**Short exercise:**
Search the records below for the word "this". Pull out each line that has it.

**Records shown:**
********************

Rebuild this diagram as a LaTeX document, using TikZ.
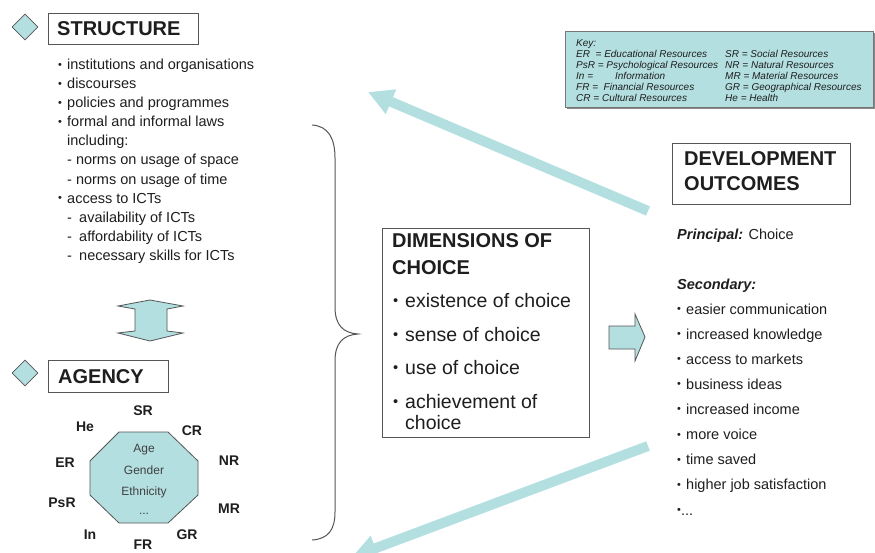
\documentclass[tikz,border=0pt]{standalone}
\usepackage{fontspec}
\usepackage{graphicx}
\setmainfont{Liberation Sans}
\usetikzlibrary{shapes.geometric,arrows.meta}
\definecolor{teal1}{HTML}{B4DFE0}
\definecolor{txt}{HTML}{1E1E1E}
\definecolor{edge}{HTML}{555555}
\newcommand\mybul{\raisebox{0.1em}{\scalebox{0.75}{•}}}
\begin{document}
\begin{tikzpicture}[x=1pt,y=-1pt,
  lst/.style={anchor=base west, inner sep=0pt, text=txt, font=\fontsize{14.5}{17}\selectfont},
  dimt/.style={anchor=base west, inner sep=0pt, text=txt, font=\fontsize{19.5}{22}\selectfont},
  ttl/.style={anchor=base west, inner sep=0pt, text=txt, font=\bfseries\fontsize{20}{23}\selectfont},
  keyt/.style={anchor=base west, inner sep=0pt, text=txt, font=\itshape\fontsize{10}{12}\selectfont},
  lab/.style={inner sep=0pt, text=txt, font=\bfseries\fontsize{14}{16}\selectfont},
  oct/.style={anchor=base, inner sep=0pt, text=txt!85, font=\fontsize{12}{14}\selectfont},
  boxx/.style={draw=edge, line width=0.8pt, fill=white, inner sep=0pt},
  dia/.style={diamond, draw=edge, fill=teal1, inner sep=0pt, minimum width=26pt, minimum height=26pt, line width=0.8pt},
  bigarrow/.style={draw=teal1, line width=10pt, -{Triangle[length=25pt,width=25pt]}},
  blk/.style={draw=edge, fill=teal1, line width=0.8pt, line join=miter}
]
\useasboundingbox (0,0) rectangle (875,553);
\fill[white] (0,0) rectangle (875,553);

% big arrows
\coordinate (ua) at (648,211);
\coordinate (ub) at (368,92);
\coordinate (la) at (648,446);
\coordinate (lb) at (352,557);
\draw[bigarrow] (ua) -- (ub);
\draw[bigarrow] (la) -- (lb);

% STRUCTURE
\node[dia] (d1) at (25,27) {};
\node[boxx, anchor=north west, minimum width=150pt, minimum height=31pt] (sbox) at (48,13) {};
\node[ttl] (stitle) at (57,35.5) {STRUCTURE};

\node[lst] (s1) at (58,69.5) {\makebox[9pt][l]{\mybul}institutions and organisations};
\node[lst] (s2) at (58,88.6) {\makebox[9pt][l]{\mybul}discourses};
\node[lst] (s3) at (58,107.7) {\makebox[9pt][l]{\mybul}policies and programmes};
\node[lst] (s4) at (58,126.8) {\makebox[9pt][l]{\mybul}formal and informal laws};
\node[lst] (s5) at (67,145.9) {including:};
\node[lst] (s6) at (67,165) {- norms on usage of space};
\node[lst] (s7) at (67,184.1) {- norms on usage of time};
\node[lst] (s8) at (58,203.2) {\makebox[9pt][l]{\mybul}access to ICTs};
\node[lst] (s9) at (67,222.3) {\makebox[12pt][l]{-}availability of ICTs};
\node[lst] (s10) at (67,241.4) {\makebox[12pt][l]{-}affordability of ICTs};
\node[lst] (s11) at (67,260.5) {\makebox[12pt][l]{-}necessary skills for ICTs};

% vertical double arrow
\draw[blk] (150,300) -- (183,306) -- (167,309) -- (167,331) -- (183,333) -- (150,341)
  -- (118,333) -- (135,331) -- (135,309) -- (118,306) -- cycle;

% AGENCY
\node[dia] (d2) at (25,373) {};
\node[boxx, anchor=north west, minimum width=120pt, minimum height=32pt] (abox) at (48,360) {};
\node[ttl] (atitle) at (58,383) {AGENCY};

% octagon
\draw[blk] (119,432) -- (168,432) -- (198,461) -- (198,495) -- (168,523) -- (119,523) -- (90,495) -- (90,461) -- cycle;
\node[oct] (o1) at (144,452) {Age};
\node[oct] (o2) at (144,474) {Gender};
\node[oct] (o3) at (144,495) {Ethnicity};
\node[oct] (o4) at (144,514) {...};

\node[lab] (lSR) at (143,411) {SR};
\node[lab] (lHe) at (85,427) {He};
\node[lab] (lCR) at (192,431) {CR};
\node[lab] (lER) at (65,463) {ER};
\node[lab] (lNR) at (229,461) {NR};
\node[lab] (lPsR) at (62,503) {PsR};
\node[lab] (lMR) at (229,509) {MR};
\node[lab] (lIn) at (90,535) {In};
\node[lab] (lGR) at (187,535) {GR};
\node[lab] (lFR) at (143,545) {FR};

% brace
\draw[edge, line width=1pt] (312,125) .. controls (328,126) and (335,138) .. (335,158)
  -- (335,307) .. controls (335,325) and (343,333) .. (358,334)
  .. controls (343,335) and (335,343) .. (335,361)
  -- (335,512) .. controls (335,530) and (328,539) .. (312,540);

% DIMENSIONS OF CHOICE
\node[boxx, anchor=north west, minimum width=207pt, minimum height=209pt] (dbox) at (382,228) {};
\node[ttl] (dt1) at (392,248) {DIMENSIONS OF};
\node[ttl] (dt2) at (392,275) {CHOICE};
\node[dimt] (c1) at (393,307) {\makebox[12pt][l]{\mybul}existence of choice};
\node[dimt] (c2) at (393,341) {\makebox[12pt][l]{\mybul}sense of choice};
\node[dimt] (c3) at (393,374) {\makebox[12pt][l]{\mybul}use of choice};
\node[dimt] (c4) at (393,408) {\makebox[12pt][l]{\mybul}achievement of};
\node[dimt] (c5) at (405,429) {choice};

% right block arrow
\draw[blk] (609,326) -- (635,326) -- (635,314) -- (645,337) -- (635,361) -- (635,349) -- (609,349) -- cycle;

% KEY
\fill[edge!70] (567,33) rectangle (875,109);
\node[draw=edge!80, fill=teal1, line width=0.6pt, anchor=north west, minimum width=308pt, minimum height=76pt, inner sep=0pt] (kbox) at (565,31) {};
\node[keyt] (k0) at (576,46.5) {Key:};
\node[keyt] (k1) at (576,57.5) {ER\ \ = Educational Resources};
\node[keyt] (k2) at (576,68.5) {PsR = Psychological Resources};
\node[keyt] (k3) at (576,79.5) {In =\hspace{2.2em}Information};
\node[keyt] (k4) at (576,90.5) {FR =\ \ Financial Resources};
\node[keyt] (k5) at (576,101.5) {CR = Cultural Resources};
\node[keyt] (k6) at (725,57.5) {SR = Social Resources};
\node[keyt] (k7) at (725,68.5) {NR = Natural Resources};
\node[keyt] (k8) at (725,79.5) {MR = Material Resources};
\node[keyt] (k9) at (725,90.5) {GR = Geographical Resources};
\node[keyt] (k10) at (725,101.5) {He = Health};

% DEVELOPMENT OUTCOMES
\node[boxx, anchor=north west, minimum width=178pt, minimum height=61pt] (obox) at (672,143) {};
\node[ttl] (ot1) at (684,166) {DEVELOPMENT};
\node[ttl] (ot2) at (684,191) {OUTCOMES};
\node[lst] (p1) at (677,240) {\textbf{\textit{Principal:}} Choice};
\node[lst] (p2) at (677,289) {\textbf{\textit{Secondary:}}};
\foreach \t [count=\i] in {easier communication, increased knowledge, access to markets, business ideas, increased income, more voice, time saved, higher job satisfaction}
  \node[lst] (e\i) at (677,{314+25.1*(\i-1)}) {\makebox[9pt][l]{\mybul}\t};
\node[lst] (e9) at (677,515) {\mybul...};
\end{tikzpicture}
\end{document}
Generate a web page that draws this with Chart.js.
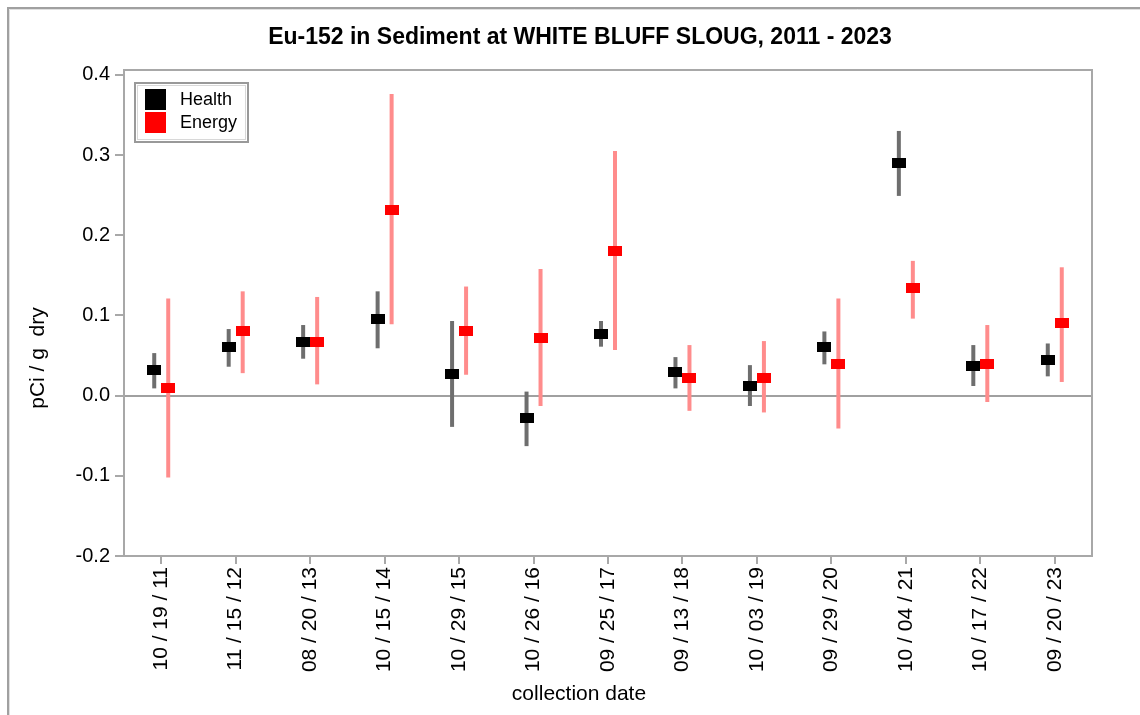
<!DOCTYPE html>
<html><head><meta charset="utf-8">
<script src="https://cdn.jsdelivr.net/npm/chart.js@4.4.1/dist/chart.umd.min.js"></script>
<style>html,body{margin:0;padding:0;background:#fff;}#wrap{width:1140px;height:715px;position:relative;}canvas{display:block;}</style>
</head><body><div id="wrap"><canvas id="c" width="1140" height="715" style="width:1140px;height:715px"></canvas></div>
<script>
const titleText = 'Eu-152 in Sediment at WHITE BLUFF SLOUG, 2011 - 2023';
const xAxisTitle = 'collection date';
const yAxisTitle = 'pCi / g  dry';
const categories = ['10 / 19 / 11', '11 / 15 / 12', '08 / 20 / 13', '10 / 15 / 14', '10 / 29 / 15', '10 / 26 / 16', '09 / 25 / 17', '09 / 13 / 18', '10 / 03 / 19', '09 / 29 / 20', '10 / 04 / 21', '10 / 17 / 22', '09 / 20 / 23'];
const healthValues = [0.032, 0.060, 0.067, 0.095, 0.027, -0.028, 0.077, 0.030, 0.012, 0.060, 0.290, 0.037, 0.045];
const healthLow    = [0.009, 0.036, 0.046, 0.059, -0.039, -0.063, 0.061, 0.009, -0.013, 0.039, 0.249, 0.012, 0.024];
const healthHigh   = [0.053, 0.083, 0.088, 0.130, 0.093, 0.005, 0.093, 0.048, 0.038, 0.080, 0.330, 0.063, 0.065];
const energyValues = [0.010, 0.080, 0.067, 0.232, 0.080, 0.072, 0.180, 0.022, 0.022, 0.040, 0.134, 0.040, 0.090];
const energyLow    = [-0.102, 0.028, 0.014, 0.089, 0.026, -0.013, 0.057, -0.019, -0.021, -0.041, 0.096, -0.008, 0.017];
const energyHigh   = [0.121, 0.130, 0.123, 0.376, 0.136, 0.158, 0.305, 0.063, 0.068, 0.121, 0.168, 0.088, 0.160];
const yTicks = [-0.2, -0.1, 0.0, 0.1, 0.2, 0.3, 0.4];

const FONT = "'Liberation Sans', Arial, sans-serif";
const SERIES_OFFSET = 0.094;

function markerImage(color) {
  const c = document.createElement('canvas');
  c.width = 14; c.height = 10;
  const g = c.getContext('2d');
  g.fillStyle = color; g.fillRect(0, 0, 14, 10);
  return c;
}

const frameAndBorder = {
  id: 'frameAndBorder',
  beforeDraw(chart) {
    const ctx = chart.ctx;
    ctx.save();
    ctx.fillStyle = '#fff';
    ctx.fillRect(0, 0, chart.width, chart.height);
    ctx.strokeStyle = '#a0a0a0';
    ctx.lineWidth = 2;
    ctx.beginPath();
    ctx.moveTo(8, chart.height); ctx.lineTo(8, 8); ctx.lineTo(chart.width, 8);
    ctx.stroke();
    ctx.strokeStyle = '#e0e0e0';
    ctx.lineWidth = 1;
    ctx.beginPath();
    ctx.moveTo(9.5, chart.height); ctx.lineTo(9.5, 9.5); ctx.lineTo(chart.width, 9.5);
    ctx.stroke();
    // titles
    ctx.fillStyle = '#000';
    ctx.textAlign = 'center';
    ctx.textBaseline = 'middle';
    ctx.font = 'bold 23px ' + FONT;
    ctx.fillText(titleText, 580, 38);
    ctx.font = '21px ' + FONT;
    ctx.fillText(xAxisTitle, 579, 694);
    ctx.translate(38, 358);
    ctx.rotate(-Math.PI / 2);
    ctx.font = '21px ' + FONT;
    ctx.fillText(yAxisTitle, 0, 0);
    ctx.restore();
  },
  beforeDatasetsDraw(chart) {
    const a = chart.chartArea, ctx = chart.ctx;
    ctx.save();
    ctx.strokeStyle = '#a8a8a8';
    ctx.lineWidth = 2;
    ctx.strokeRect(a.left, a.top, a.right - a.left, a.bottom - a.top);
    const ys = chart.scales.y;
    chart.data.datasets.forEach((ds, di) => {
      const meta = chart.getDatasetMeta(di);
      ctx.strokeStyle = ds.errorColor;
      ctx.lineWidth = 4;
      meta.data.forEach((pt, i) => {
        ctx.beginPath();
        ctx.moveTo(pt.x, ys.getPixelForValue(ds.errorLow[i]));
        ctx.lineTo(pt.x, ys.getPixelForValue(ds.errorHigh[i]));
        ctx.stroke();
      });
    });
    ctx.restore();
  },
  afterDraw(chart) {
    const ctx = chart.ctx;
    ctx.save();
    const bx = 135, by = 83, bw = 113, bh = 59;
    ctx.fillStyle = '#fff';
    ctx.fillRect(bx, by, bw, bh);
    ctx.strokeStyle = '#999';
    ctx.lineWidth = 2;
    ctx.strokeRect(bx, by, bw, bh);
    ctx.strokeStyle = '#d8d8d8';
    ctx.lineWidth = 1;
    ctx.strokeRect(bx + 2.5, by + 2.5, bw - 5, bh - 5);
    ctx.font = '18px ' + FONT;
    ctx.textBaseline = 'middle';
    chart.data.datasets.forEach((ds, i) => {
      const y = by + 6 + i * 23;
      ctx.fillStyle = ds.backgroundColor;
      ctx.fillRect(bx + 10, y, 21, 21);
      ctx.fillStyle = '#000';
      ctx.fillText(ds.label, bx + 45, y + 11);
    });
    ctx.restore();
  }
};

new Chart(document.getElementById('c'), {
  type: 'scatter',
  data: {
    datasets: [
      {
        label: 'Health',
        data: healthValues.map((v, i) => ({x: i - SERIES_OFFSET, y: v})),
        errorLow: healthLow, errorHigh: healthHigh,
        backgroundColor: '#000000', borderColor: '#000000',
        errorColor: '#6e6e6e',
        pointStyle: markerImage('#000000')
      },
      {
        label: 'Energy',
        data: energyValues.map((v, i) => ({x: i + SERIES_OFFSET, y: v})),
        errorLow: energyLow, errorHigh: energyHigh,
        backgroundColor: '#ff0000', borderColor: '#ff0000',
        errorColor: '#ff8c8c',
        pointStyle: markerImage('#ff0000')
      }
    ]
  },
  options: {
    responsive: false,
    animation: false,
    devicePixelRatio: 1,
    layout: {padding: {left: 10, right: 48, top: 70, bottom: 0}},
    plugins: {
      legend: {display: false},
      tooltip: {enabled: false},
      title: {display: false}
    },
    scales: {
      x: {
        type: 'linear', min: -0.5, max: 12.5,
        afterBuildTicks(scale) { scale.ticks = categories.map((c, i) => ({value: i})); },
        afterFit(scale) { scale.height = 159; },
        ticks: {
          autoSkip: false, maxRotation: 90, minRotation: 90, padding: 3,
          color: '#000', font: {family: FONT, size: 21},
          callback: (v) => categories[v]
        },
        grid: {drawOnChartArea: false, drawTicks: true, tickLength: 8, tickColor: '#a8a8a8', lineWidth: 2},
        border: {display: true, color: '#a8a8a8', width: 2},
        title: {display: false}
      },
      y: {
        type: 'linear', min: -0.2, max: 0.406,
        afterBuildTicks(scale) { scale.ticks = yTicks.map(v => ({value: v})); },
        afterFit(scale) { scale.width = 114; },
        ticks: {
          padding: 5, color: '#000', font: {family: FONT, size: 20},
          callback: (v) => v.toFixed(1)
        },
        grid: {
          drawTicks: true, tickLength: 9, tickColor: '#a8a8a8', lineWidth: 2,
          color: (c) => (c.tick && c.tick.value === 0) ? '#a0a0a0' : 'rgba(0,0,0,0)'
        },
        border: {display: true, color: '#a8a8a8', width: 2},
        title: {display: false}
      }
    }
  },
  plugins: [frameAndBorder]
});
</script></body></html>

********************

**Reply:**
Rebuild this diagram as a LaTeX document, using TikZ.
Generate a web page that draws this with Chart.js.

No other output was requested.